Yes I do. The upside was that things moved slower and I believe most people were less stressed. You had to be home or in the office to get a phone call. This was before pagers and answering machines. Initially, pagers were thought to be a good idea, but soon people relized what they really were—invasive, 24/7 electronic dog leashes. And If you called a government office, you usually got a live person right away. I don’t ever remember being put on hold and forced to listen to crappy Muzak.
Long distance calls outside of your immediate area—later defined by area codes—were very expensive. Four dollars for the first three minutes from Sacramento to Chicago—at a time when minimum wage was $0.90 per hour and $20k per year was a fortune. A person-to-person call was much more expensive. I remember paying $15 for the first three minutes to accept a non-person-to-person call from my brother in Vietnam in 1970 when I was making $1 per hour in a high school restaurant job.

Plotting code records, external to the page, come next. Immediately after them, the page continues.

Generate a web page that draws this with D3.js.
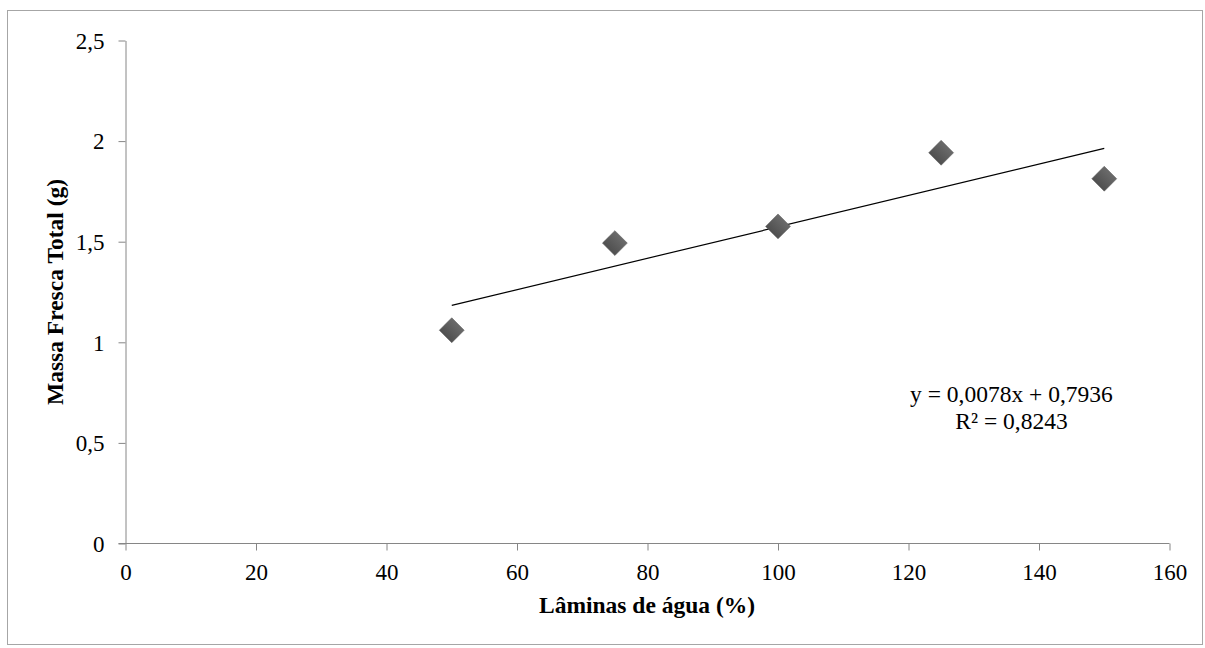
<!DOCTYPE html>
<html>
<head>
<meta charset="utf-8">
<script src="https://cdn.jsdelivr.net/npm/d3@7"></script>
<style>
  body { margin: 0; background: #fff; }
  text { font-family: "Liberation Serif", "Times New Roman", serif; }
</style>
</head>
<body>
<div class="canvas"></div>
<script>
// data
let laminas = [50, 75, 100, 125, 150];
let massa = [1.06, 1.493, 1.576, 1.942, 1.813];
let xTicks = [0, 20, 40, 60, 80, 100, 120, 140, 160];
let yTicks = [0, 0.5, 1, 1.5, 2, 2.5];
let trend = { slope: 0.0078, intercept: 0.7936, r2: 0.8243 };

var svg = d3.select(".canvas").append("svg").attr("width", 1205).attr("height", 648);

// outer frame
svg.append('rect')
    .attr('x', 7.5).attr('y', 10.5)
    .attr('width', 1195).attr('height', 634)
    .attr('fill', 'none')
    .attr('stroke', '#a6a6a6')
    .attr('stroke-width', 1);

let x = d3.scaleLinear().domain([0, 160]).range([125.5, 1169.5]);
let y = d3.scaleLinear().domain([0, 2.5]).range([543.5, 40.5]);

let fmt = d => String(d).replace('.', ',');

// x axis
let xAxis = svg.append('g')
    .attr('transform', 'translate(0,' + y(0) + ')')
    .call(d3.axisBottom(x).tickValues(xTicks).tickFormat(fmt).tickSize(7).tickSizeOuter(0));

// y axis
let yAxis = svg.append('g')
    .attr('transform', 'translate(' + x(0) + ',0)')
    .call(d3.axisLeft(y).tickValues(yTicks).tickFormat(fmt).tickSize(7).tickSizeOuter(0).tickPadding(14));

[xAxis, yAxis].forEach(a => {
    a.select('.domain').attr('stroke', '#868686');
    a.selectAll('.tick line').attr('stroke', '#868686');
    a.selectAll('.tick text')
        .attr('font-size', 23)
        .attr('font-family', '"Liberation Serif", serif')
        .attr('fill', '#000');
});
xAxis.selectAll('.tick text').attr('dy', null).attr('y', 36.5);
yAxis.selectAll('.tick text').attr('dy', '0.34em');
// extend x axis domain left to cover y tick
xAxis.select('.domain').attr('d', 'M' + (x(0) - 7) + ',0H' + x(160));

// trend line
let line = d3.line().x(d => x(d)).y(d => y(trend.slope * d + trend.intercept));
svg.append('path')
    .datum([d3.min(laminas), d3.max(laminas)])
    .attr('d', line)
    .attr('fill', 'none')
    .attr('stroke', '#000')
    .attr('stroke-width', 1.2);

// markers
let grad = svg.append('defs').append('linearGradient')
    .attr('id', 'mk').attr('x1', 0).attr('y1', 0).attr('x2', 0).attr('y2', 1);
grad.append('stop').attr('offset', '0%').attr('stop-color', '#6b6b6b');
grad.append('stop').attr('offset', '100%').attr('stop-color', '#4f4f4f');

let sym = d3.symbol().type(d3.symbolSquare).size(310);
for (let i = 0; i < laminas.length; i++) {
    svg.append('path')
        .attr('d', sym)
        .attr('transform', 'translate(' + x(laminas[i]) + ',' + y(massa[i]) + ') rotate(45)')
        .attr('fill', 'url(#mk)')
        .attr('stroke', '#5a5a5a')
        .attr('stroke-width', 0.5);
}

// equation
svg.append('text')
    .text('y = ' + fmt(trend.slope) + 'x + ' + fmt(trend.intercept))
    .attr('x', 1011.5).attr('y', 401.5)
    .attr('text-anchor', 'middle')
    .attr('font-size', 23.5);
svg.append('text')
    .text('R² = ' + fmt(trend.r2))
    .attr('x', 1011.5).attr('y', 428.5)
    .attr('text-anchor', 'middle')
    .attr('font-size', 23.5);

// axis titles
svg.append('text')
    .text('Lâminas de água (%)')
    .attr('x', 647).attr('y', 613)
    .attr('text-anchor', 'middle')
    .attr('font-size', 23.5)
    .attr('font-weight', 'bold');

svg.append('text')
    .text('Massa Fresca Total (g)')
    .attr('transform', 'translate(63,292) rotate(-90)')
    .attr('text-anchor', 'middle')
    .attr('font-size', 23.5)
    .attr('font-weight', 'bold');
</script>
</body>
</html>
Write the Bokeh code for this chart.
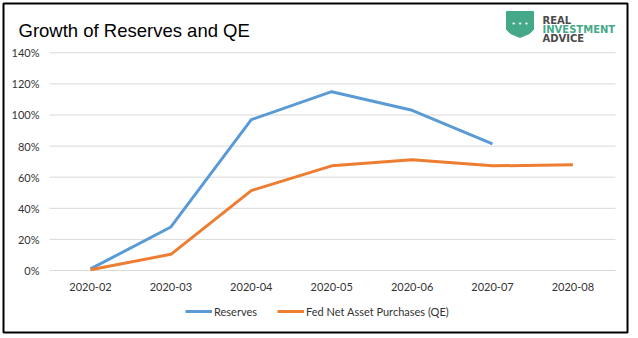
from bokeh.plotting import figure
from bokeh.models import Legend, LegendItem, Range1d
from bokeh.core.properties import value
from bokeh.embed import file_html
from bokeh.resources import INLINE

months = ["2020-02", "2020-03", "2020-04", "2020-05", "2020-06", "2020-07", "2020-08"]
reserves = [0.01, 0.28, 0.97, 1.15, 1.03, 0.815]
qe = [0.005, 0.104, 0.514, 0.673, 0.712, 0.673, 0.68]
y_ticks = [0, 0.2, 0.4, 0.6, 0.8, 1.0, 1.2, 1.4]
y_tick_labels = ["0%", "20%", "40%", "60%", "80%", "100%", "120%", "140%"]
title_text = "Growth of Reserves and QE"
logo_lines = ["REAL", "INVESTMENT", "ADVICE"]
series_names = ["Reserves", "Fed Net Asset Purchases (QE)"]

BLUE = "#5b9bd5"
ORANGE = "#ed7d31"
GREEN = "#45a888"
TXT = "#333333"

idx_all = list(range(len(months)))
idx_res = idx_all[:len(reserves)]

# the frame covers the whole canvas; data ranges are chosen so that the
# plotting area sits where the reference has it
p = figure(width=638, height=338, x_range=Range1d(-1.1194, 6.8159),
           y_range=Range1d(-0.4373, 1.7363), output_backend="svg",
           toolbar_location=None, min_border=0,
           x_axis_location=None, y_axis_location=None)
p.extra_x_ranges = {"px": Range1d(0, 638)}
p.extra_y_ranges = {"py": Range1d(338, 0)}
p.outline_line_color = None
p.grid.visible = False
p.background_fill_color = "white"

# horizontal gridlines
p.segment(x0=[49] * len(y_ticks), x1=[615] * len(y_ticks), y0=y_ticks, y1=y_ticks,
          x_range_name="px", line_color="#d9d9d9", line_width=1)
# y tick labels
p.text(x=[39] * len(y_ticks), y=y_ticks, text=y_tick_labels, x_range_name="px",
       text_font=value("Lato"), text_font_size="11px", text_color=TXT,
       text_align="right", text_baseline="middle")
# x tick labels
p.text(x=idx_all, y=[286] * len(months), text=months, y_range_name="py",
       text_font=value("Lato"), text_font_size="11px", text_color=TXT,
       text_align="center", text_baseline="middle")

r1 = p.line(idx_res, reserves, line_color=BLUE, line_width=3)
r2 = p.line(idx_all, qe, line_color=ORANGE, line_width=3)

legend = Legend(items=[LegendItem(label=series_names[0], renderers=[r1]),
                       LegendItem(label=series_names[1], renderers=[r2])],
                orientation="horizontal", location=(185, 19),
                border_line_color=None, background_fill_alpha=0,
                label_text_font="Lato", label_text_font_size="11px",
                label_text_color=TXT, glyph_width=27, glyph_height=16,
                spacing=20, label_standoff=2, padding=0, margin=0)
p.add_layout(legend, "center")

# title
p.text(x=[18], y=[29.5], text=[title_text], x_range_name="px", y_range_name="py",
       text_font=value("Liberation Sans"), text_font_size="18.5px",
       text_color="#000000", text_baseline="alphabetic")

# logo
p.patch(x=[506, 533, 533, 529, 519.5, 510, 506], y=[11, 11, 29, 33, 37, 33, 29],
        x_range_name="px", y_range_name="py", fill_color=GREEN, line_color=GREEN)
p.text(x=[519.5], y=[23.5], text=["• • •"], x_range_name="px", y_range_name="py",
       text_font=value("DejaVu Sans"), text_font_size="7px", text_color="white",
       text_align="center", text_baseline="middle")
p.text(x=[542, 542, 542], y=[19.5, 28.5, 37.5], text=logo_lines,
       x_range_name="px", y_range_name="py", text_font=value("DejaVu Sans"),
       text_font_size="10px", text_font_style="bold",
       text_color=["#4a4a4a", GREEN, "#4a4a4a"], text_baseline="alphabetic")

# outer border
p.quad(left=[3], right=[627], top=[3], bottom=[332], x_range_name="px",
       y_range_name="py", fill_alpha=0, line_color="black", line_width=2)

open("out.html", "w").write(file_html(p, INLINE))
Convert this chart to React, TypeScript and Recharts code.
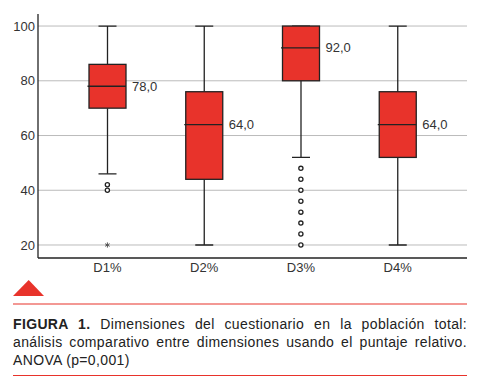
import { ComposedChart, Bar, Scatter, XAxis, YAxis, CartesianGrid } from "recharts";

// Box plot summary per dimension (relative score, %)
const categories = ["D1%", "D2%", "D3%", "D4%"];
const whiskerLow = [46, 20, 52, 20];
const q1 = [70, 44, 80, 52];
const medians = [78, 64, 92, 64];
const q3 = [86, 76, 100, 76];
const whiskerHigh = [100, 100, 100, 100];

// outliers (circles) and extremes (asterisk)
const outlierCats = ["D1%", "D1%", "D3%", "D3%", "D3%", "D3%", "D3%", "D3%", "D3%", "D3%"];
const outlierValues = [42, 40, 48, 44, 40, 36, 32, 28, 24, 20];
const extremeCats = ["D1%"];
const extremeValues = [20];

const yTicks = [20, 40, 60, 80, 100];

const RED = "#e8332b";
const DARK = "#222";
const FONT = "Liberation Sans, Arial, sans-serif";

const data = categories.map((name, i) => ({
  name,
  range: [whiskerLow[i], whiskerHigh[i]],
  low: whiskerLow[i],
  q1: q1[i],
  median: medians[i],
  q3: q3[i],
  high: whiskerHigh[i],
}));

const points = [
  ...outlierCats.map((name, i) => ({ name, value: outlierValues[i], kind: "out" })),
  ...extremeCats.map((name, i) => ({ name, value: extremeValues[i], kind: "ext" })),
];

const BoxShape = (props: any) => {
  const { x, y, width, height, payload } = props;
  const { low, high } = payload;
  const py = (v: number) => y + (height * (high - v)) / (high - low);
  const cx = x + width / 2;
  const cap = 9;
  return (
    <g>
      <line x1={cx} x2={cx} y1={py(high)} y2={py(payload.q3)} stroke={DARK} strokeWidth={1.3} />
      <line x1={cx} x2={cx} y1={py(payload.q1)} y2={py(low)} stroke={DARK} strokeWidth={1.3} />
      <line x1={cx - cap} x2={cx + cap} y1={py(high)} y2={py(high)} stroke={DARK} strokeWidth={1.3} />
      <line x1={cx - cap} x2={cx + cap} y1={py(low)} y2={py(low)} stroke={DARK} strokeWidth={1.3} />
      <rect
        x={x}
        y={py(payload.q3)}
        width={width}
        height={py(payload.q1) - py(payload.q3)}
        fill={RED}
        stroke={DARK}
        strokeWidth={1.3}
      />
      <line x1={x - 1.5} x2={x + width} y1={py(payload.median)} y2={py(payload.median)} stroke={DARK} strokeWidth={1.3} />
      <text x={x + width + 6} y={py(payload.median)} dy="0.35em" fontSize={13} fill="#333" fontFamily={FONT}>
        {payload.median.toFixed(1).replace(".", ",")}
      </text>
    </g>
  );
};

const PointShape = (props: any) => {
  const { cx, cy, payload } = props;
  if (payload.kind === "ext") {
    const r = 2.6;
    return (
      <g stroke="#555" strokeWidth={1}>
        <line x1={cx} x2={cx} y1={cy - r} y2={cy + r} />
        <line x1={cx - r * 0.87} x2={cx + r * 0.87} y1={cy - r * 0.5} y2={cy + r * 0.5} />
        <line x1={cx - r * 0.87} x2={cx + r * 0.87} y1={cy + r * 0.5} y2={cy - r * 0.5} />
      </g>
    );
  }
  return <circle cx={cx} cy={cy} r={2.1} fill="#fff" stroke={DARK} strokeWidth={1.3} />;
};

const tickStyle = { fontSize: 13, fill: "#333", fontFamily: FONT };

export default function App() {
  return (
    <div style={{ position: "absolute", left: 0, top: 0, width: 479, height: 392, background: "#fff" }}>
      <ComposedChart width={479} height={280} data={data} margin={{ top: 14, right: 12, left: 0, bottom: 0 }}>
        <CartesianGrid vertical={false} horizontalValues={yTicks} stroke="#bbb" strokeWidth={1} />
        <XAxis
          dataKey="name"
          type="category"
          allowDuplicatedCategory={false}
          padding={{ left: 21, right: 21 }}
          tickLine={false}
          tickSize={0}
          tickMargin={5}
          height={22}
          axisLine={{ stroke: DARK, strokeWidth: 1.3 }}
          tick={tickStyle}
        />
        <YAxis
          type="number"
          domain={[15.25, 104.4]}
          ticks={yTicks}
          allowDataOverflow
          width={38}
          tickLine={false}
          tickSize={0}
          tickMargin={3}
          axisLine={{ stroke: DARK, strokeWidth: 1.3 }}
          tick={tickStyle}
        />
        <Bar dataKey="range" barSize={37} shape={BoxShape} isAnimationActive={false} />
        <Scatter data={points} dataKey="value" shape={PointShape} isAnimationActive={false} />
      </ComposedChart>
      <svg width={479} height={30} style={{ position: "absolute", left: 0, top: 276 }}>
        <polygon points="13,20 28.7,4 44,20" fill={RED} />
        <line x1={13} x2={467} y1={28} y2={28} stroke={RED} strokeWidth={1.2} />
      </svg>
      <div
        style={{
          position: "absolute",
          left: 13,
          top: 315,
          width: 454,
          fontFamily: FONT,
          fontSize: 14,
          lineHeight: "18px",
          letterSpacing: 0.35,
          color: "#222",
        }}
      >
        <div style={{ textAlign: "justify", textAlignLast: "justify" }}>
          <b>FIGURA 1.</b> Dimensiones del cuestionario en la población total:
        </div>
        <div style={{ textAlign: "justify", textAlignLast: "justify" }}>
          análisis comparativo entre dimensiones usando el puntaje relativo.
        </div>
        <div>ANOVA (p=0,001)</div>
      </div>
      <div style={{ position: "absolute", left: 13, top: 375, width: 454, height: 1, background: RED }} />
    </div>
  );
}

You were accustomed to waiting for postal replies. It took from 4 to 7 days to get a letter across the US by Airmail, if it didn’t get lost on the way. There was Special Delivery which sped things up a bit, but the person on the other end had to be home too accept it—otherwise it would arrive about the same time as Airmail. There was Overnight Mail, but this was expensive and usually only big big businesses used it.
It was common to wait 4 to 6 weeks for something you ordered from a domestic company like Sears or Monkey Ward. You could wait forever if you ordered something foreign. There was always a notice at the bottom of every order sheet, “Expect 4 to 6 weeks for delivery.” Nobody but kids felt inconvenienced. It was like waiting for Christmas to come. You had to just put it out of your mind. We knew nothing different. During our grandparent’s time, it took 90 days to get a letter to California from New York—and they were quick to remind us whippersnappers of it— so we thought we were in high cotton.
Another downside was that people only had newspapers and magazines for information. If you wanted to do in-depth research, you had to go to a library with a good reference section and, even then, you might have to order a specific book—and wait the customary 4 to 6 weeks. Or you could go and dig through the local newspaper’s morgue. In this respect, it really paid to live in a University town.
Being able to access the world’s libraries in English from my home is still an incredible thing for me. It is absolutely amazing. Being able to download instantaneously any movie or film to watch or read in my own study is incredible. Communicating with family and people thousands of miles away in real time for free is just—really, I have no words for this. This one area of modern life is a great thing, an amazing thing! You whippersnappers have no idea!
TJBM remembers when you had to call an operator to order a long distance call, then when the operator was able to put the call through they would ring you back and make the connection.